Sexta-feira, 26 Abril

Deus existe e é um homem! (ou não)

O filme marcará a abertura da 7ª edição do Olhares do Mediterrâneo – Womens Film Festival

Desculpem a emoção”, disse a cineasta da Macedónia, Teona Strugar Mitevska, na conferência de imprensa que sucedeu ao visionamento no Festival de Sevilha do seu “Deus Existe, O Seu Nome é Petrunija“.

A realizadora refere-se à história real que inspirou o filme que, conforme conta, teve um fim menos auspicioso do que o da sua anti-heroína. 

O filme conta a história da personagem-título, vivida por Zorica Nusheva, uma desempregada de 32 anos, formada em História e a viver numa pequena cidade da Macedónia. Importunada pela mãe para arranjar trabalho, quando regressa da entrevista atira-se fortuitamente para o rio onde se desenrolava uma cerimónia religiosa vedada à participação feminina e na qual os homens mergulhavam numa competição para chegar primeira à uma cruz lançada da ponte pelo patriarca local. O facto de ter sido Petrunja e não um deles a chegar primeiro à cruz, acaba por ter enormes consequências para ela e para a comunidade local.

O enredo foi baseado numa história real ocorrida no país em 2009 e, segundo Mitevska, a principal razão para transformá-la num filme foi a mínima comoção que a vinda a público dos acontecimentos suscitou. “Foi mais como uma anedota, ‘uma mulher atirou-se para a água’, que engraçado!“, lamenta. A situação também é espelhada no filme, onde uma jornalista (Labina Mitevska, irmã da cineasta) tenta acompanhar o caso e é sucessivamente boicotada pelo seu editor.

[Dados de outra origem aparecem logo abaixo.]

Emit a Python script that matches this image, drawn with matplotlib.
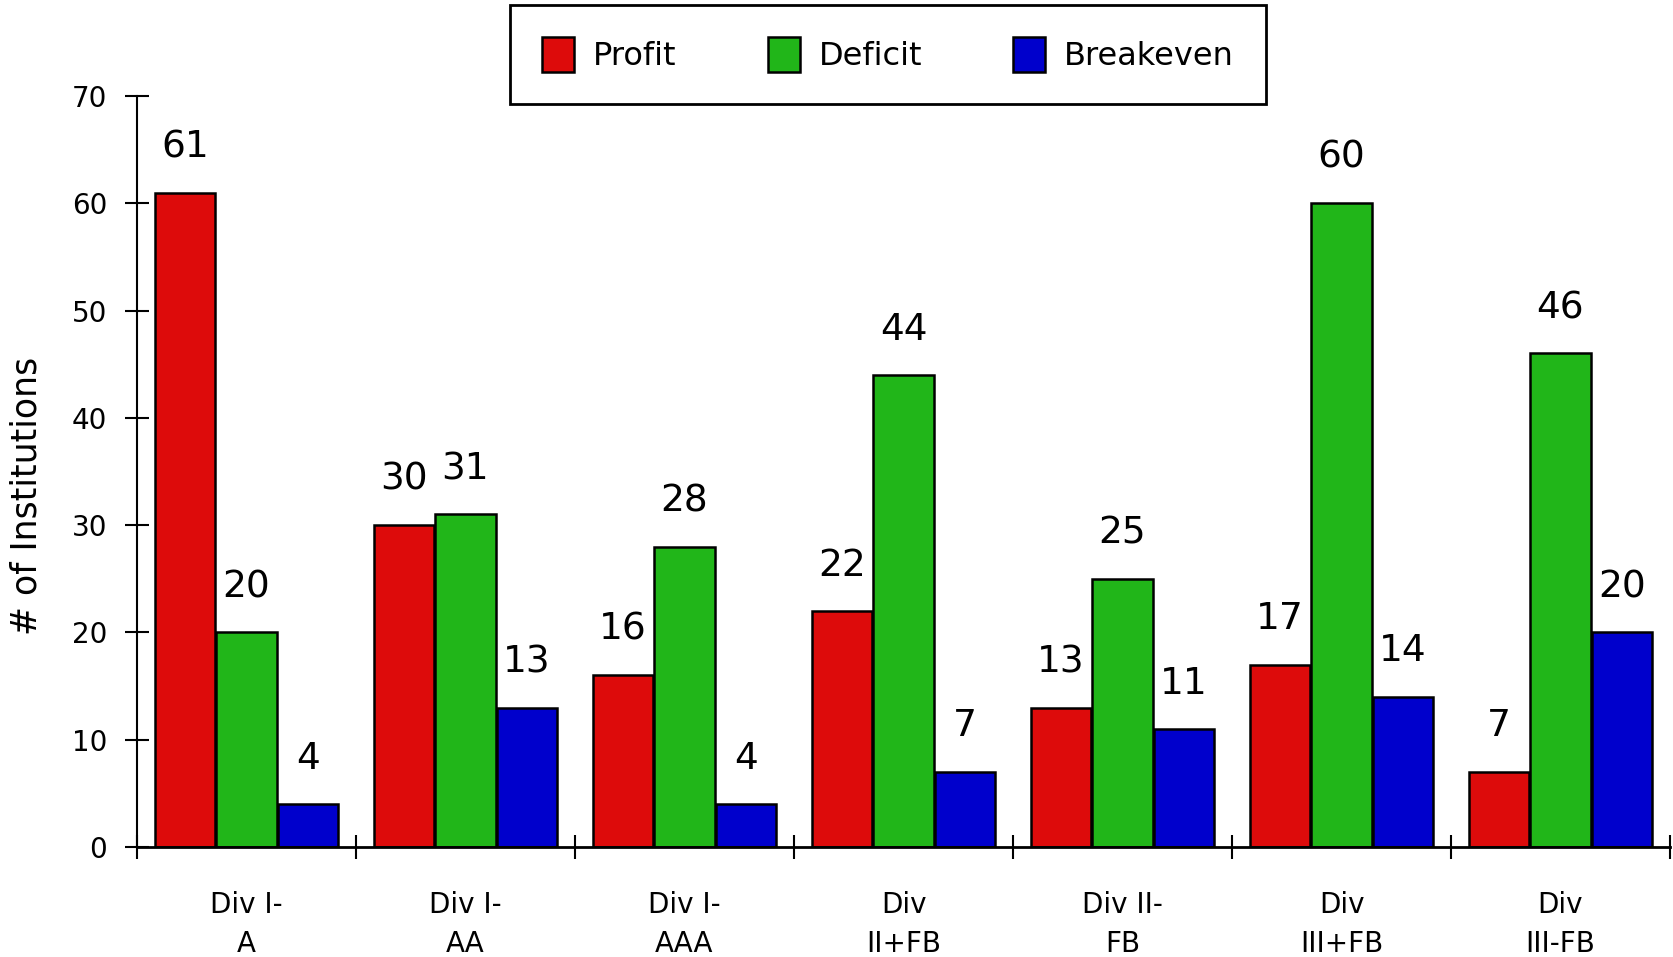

O maior acerto do filme foi Mitevska ter criada uma mulher simples e comum em vez de uma super-heroína munida de uma inquebrável convicção. Segunda revela, essa foi uma das discussões que envolveram a construção da personagem. A opção final faz a grande graça da história ao dar a Petrunja uma dimensão muito mais universal, de um ser humano que, subitamente, começa a compreender o que acabou de fazer e no que isso pode significar para sua própria libertação das normas impostas pela sociedade.

Ostracismo e exílio

Resultado de imagem para god exists her name is petrunya c7nema

A maior parte da história aqui passa-se na esquadra onde Petrunja não é, afinal, destituída totalmente dos seus direitos jurídicos, ou ameaçada fisicamente – isso se excetuarmos um bando de “hooligans” fanáticos que querem linchá-la e acabam por ser presos. Se a Macedónia parece a “Idade Média”, como acusa uma das personagens, certamente já não é a dos tempos do núcleo duro do patriarcado.

Mas no mundo lá fora, foi mais complicado. A história real, que ainda emociona a realizadora, aparentemente correu menos bem: depois de apanhar a cruz por ter nadado mais velozmente que os homens, a mulher foi completamente ostracizada na comunidade, teve de abandonar o país e atualmente vive em Londres.

Mais otimista é a relação da realizadora sobre o audiovisual na Macedónia: “Quando comecei a fazer filmes, em 2001, era a única mulher e certamente tive que enfrentar imensos preconceitos. Hoje somos cinco. As coisas estão a mudar. Não são perfeitas, é uma luta constante, mas estão melhores“.

Já para a sua atriz principal, a sorte é menos favorável. Com um aspecto físico que certamente não se enquadra em padrões procurados para heroínas cinematográficas, Zorica Nusheva nunca tinha feito um filme antes e, mesmo com o sucesso, ainda não voltou a fazer outro. “Ela é uma jóia! Levamos oito meses de ensaios, foi muito duro, mas ela conseguiu uma atuação minimalista, uma verdadeira sinfonia de representação. É triste que não se compreenda a beleza da diferença.”

“Deus existe e é um homem!”

Outro factor quase anedótico diz respeito à pré-produção. Conforme conta a realizadora, nos primeiros tempos ninguém na cidade queria ouvir falar do projeto e disseram coisas como: “olha, por que não vão filmar em outro lugar” ou, melhor ainda, vinda do chefe religioso, “não participo porque Deus existe e é um homem!“. Daí saiu, certamente, o título do filme. Mas tudo acabou bem: até o final das filmagens, metade dos habitantes da localidade estava envolvida de alguma forma na rodagem.